::: Exercise materials :::

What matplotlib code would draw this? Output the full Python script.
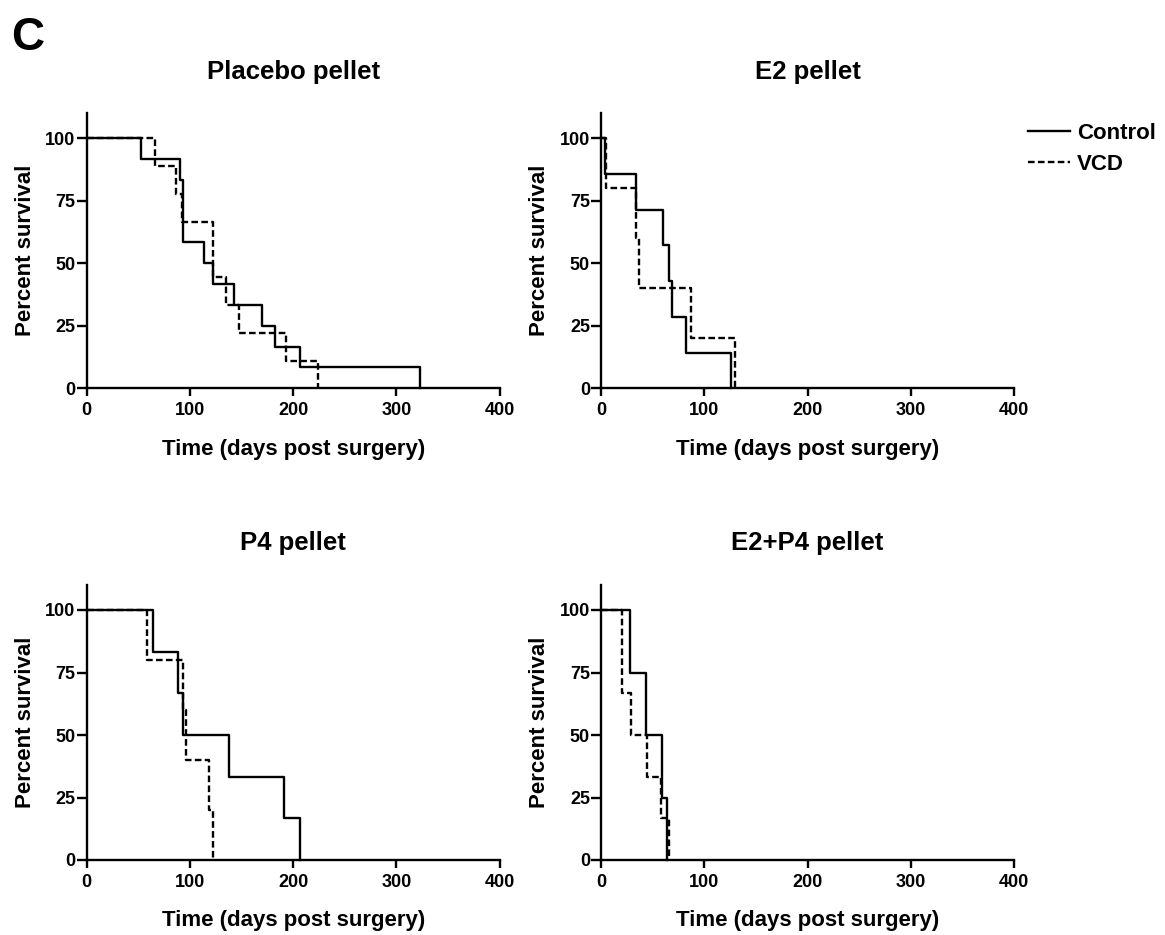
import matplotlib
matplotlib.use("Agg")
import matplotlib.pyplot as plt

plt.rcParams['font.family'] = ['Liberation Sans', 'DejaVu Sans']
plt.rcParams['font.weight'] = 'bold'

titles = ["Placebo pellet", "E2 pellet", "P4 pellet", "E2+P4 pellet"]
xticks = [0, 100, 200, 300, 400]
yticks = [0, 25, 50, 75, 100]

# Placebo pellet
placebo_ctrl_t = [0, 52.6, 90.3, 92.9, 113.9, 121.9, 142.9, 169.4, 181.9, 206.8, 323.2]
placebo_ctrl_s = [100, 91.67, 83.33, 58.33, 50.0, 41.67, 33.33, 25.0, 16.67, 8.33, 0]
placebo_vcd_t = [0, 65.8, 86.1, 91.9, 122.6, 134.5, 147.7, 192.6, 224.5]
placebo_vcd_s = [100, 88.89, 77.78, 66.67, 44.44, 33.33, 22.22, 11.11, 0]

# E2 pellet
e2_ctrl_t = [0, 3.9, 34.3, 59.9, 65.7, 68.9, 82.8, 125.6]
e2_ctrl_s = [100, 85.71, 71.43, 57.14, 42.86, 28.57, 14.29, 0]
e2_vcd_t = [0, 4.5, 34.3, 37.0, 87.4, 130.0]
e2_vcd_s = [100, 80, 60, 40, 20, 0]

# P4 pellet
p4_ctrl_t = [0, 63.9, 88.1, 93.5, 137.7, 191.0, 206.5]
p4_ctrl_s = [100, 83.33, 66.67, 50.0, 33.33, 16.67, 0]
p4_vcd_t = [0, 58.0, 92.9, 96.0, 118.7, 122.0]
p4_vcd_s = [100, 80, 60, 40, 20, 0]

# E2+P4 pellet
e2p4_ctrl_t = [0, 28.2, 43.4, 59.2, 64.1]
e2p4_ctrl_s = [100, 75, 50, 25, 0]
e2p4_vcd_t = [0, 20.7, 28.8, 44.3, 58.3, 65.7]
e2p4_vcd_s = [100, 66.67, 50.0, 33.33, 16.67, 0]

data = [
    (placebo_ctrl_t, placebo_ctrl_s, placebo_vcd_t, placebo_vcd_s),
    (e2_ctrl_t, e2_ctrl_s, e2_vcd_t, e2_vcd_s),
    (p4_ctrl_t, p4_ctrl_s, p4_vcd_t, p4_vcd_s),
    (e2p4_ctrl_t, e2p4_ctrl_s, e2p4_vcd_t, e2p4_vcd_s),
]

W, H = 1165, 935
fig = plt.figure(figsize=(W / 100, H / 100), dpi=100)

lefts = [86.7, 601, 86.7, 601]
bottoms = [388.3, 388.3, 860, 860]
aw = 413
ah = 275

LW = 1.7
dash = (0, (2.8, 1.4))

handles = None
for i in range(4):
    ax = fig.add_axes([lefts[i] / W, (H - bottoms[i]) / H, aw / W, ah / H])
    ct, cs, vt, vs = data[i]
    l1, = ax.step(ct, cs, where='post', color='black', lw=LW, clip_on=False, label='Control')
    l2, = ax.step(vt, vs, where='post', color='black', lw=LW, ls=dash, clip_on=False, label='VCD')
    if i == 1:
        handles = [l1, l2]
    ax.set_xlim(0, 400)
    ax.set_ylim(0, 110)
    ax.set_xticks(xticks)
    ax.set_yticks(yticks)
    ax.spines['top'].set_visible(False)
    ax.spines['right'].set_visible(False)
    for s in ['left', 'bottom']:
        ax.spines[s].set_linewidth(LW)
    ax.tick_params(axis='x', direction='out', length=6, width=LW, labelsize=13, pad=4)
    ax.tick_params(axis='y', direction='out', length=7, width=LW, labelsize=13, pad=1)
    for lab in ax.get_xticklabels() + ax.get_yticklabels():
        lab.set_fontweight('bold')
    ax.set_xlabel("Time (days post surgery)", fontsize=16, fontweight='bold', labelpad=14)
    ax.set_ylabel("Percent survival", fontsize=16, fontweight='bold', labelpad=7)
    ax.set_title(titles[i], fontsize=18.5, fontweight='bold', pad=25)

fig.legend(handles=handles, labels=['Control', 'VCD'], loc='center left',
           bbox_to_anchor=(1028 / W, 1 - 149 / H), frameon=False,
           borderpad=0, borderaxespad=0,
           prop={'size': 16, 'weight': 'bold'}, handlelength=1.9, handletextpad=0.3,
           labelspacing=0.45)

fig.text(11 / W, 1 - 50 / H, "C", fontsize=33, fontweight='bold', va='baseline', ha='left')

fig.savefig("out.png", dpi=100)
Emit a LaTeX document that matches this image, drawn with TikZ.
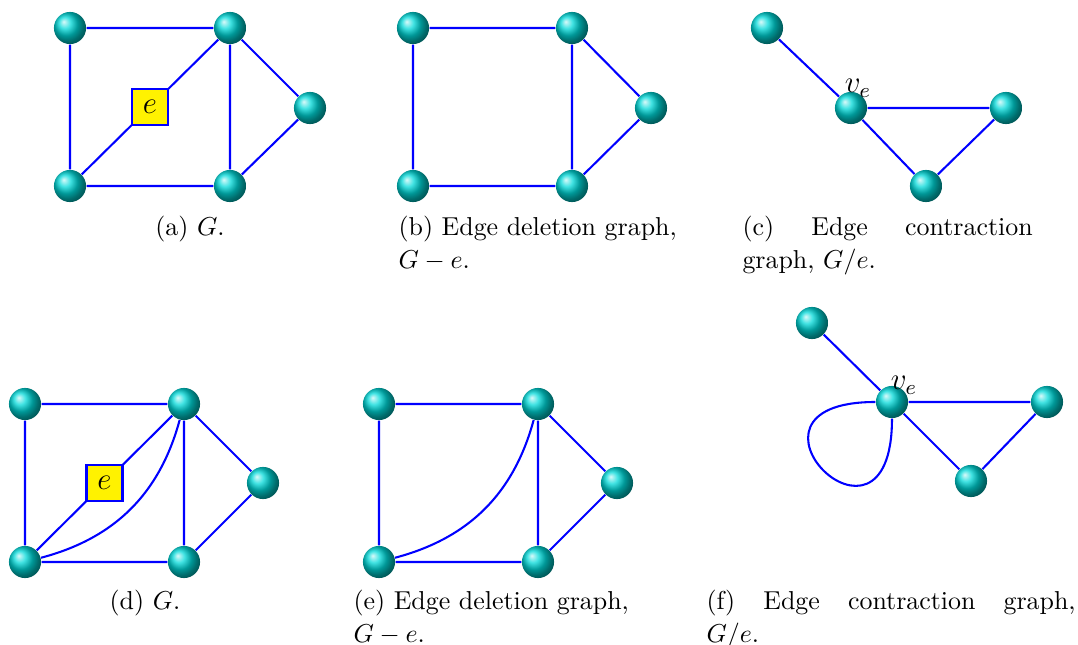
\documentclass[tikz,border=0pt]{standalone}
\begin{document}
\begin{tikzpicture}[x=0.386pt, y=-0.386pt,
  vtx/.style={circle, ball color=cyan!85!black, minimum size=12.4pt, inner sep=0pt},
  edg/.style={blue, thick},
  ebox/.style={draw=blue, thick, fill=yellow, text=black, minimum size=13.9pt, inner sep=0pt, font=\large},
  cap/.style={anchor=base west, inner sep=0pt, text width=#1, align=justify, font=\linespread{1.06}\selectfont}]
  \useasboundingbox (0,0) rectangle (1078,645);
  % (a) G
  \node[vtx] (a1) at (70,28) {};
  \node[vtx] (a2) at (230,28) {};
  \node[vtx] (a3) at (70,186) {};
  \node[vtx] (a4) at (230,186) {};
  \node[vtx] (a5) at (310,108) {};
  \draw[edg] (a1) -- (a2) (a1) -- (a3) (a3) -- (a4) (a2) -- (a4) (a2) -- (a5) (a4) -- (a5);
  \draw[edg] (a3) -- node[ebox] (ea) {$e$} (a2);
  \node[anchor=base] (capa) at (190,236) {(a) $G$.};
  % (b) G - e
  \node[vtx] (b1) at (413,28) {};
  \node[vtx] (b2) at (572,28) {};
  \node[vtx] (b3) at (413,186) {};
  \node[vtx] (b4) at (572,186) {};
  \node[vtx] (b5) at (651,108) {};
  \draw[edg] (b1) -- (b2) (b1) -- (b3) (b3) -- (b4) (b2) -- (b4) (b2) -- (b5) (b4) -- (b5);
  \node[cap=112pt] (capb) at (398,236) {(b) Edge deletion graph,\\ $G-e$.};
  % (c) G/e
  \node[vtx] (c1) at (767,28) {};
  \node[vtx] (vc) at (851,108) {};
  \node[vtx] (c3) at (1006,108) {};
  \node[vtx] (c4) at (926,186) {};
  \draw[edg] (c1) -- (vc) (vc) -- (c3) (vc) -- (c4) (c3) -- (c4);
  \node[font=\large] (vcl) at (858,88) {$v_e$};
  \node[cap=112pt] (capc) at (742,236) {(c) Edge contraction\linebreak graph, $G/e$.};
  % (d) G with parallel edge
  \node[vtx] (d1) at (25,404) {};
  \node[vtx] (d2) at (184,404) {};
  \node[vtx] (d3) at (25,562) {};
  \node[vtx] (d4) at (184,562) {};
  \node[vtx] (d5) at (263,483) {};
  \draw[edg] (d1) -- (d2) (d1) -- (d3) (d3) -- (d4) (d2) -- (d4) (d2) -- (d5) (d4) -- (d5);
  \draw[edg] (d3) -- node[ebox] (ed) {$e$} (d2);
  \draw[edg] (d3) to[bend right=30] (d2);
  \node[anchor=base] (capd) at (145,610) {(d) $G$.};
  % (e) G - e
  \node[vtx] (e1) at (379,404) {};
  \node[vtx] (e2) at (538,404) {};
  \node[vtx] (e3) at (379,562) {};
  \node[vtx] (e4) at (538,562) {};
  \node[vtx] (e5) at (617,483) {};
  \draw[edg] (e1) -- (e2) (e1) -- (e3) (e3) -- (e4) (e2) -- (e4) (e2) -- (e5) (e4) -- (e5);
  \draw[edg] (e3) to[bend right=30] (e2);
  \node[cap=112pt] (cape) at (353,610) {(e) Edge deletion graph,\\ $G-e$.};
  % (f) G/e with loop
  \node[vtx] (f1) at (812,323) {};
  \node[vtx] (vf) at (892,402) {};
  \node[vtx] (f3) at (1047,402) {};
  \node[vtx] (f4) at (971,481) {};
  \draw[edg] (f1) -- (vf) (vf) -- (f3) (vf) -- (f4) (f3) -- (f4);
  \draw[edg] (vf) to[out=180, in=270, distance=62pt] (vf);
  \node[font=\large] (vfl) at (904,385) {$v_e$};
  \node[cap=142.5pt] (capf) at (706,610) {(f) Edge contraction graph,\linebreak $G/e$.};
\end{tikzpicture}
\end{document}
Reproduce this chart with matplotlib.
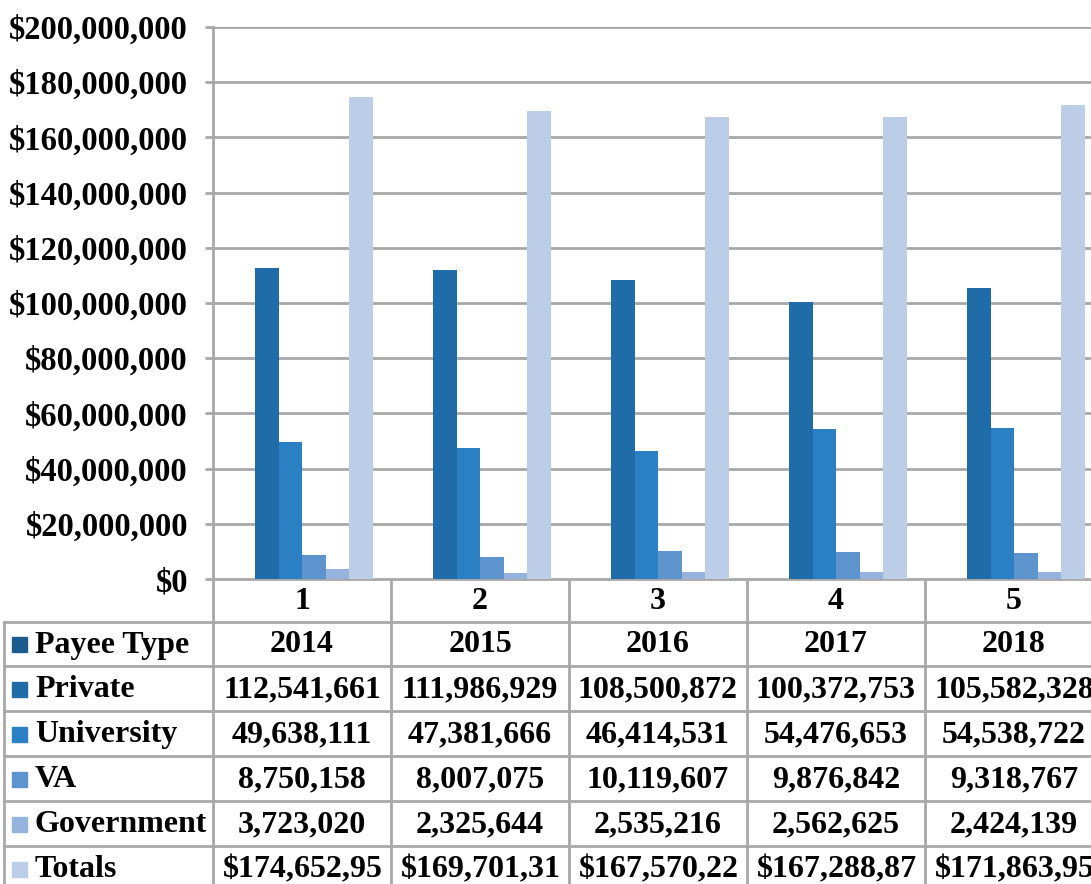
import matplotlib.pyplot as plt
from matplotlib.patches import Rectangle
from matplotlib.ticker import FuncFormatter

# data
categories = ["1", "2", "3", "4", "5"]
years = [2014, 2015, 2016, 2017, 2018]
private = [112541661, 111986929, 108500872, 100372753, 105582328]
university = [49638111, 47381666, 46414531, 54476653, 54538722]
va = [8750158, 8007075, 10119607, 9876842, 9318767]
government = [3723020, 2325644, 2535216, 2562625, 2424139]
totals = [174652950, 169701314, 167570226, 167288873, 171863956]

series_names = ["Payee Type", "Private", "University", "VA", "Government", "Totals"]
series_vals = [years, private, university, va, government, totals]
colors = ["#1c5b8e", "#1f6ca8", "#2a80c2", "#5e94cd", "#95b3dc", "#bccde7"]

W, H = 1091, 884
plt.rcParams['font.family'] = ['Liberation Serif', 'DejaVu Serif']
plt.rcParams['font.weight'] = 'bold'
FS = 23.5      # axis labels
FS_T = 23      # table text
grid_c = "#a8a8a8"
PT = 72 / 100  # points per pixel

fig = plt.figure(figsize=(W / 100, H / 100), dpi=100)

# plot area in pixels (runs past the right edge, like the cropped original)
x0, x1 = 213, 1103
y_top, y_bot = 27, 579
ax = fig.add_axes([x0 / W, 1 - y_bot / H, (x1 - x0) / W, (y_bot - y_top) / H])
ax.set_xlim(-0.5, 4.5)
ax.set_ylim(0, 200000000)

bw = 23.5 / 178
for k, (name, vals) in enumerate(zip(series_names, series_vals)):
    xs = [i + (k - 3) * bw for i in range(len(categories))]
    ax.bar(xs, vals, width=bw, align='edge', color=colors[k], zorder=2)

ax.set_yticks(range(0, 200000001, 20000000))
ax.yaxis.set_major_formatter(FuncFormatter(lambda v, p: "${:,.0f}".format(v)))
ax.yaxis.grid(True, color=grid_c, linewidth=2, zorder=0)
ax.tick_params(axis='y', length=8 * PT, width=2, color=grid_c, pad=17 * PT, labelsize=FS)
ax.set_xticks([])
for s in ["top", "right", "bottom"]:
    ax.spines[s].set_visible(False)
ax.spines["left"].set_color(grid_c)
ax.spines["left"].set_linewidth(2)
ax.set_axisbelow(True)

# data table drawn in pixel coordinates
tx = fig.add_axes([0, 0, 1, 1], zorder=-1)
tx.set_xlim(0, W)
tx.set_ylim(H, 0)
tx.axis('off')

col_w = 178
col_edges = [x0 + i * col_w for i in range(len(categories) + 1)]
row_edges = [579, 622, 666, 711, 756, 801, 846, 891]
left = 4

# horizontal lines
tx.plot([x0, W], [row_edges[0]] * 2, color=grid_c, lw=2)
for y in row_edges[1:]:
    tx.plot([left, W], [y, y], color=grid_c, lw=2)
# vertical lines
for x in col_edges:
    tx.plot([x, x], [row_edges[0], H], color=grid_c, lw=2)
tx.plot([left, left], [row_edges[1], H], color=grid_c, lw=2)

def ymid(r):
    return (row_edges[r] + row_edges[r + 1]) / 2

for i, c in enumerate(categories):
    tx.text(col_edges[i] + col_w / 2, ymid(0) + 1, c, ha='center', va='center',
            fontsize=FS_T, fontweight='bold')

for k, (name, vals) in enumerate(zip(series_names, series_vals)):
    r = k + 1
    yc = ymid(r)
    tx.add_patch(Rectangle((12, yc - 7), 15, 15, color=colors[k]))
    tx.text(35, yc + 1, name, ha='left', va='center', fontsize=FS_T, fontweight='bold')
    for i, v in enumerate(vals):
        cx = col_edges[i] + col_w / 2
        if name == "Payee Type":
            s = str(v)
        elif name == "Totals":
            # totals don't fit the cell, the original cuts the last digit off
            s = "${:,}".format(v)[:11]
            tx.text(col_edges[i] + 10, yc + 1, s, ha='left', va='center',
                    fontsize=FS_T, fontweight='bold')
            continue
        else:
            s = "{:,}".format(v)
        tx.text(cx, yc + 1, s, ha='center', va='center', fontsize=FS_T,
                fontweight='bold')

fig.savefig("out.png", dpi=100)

:::

Repeat only what runs from the first line of the records above to the line with "yticks = [0, 25, 50, 75, 100]", both included, word for word, minus the pictures.

=== Exercise output ===
What matplotlib code would draw this? Output the full Python script.
import matplotlib
matplotlib.use("Agg")
import matplotlib.pyplot as plt

plt.rcParams['font.family'] = ['Liberation Sans', 'DejaVu Sans']
plt.rcParams['font.weight'] = 'bold'

titles = ["Placebo pellet", "E2 pellet", "P4 pellet", "E2+P4 pellet"]
xticks = [0, 100, 200, 300, 400]
yticks = [0, 25, 50, 75, 100]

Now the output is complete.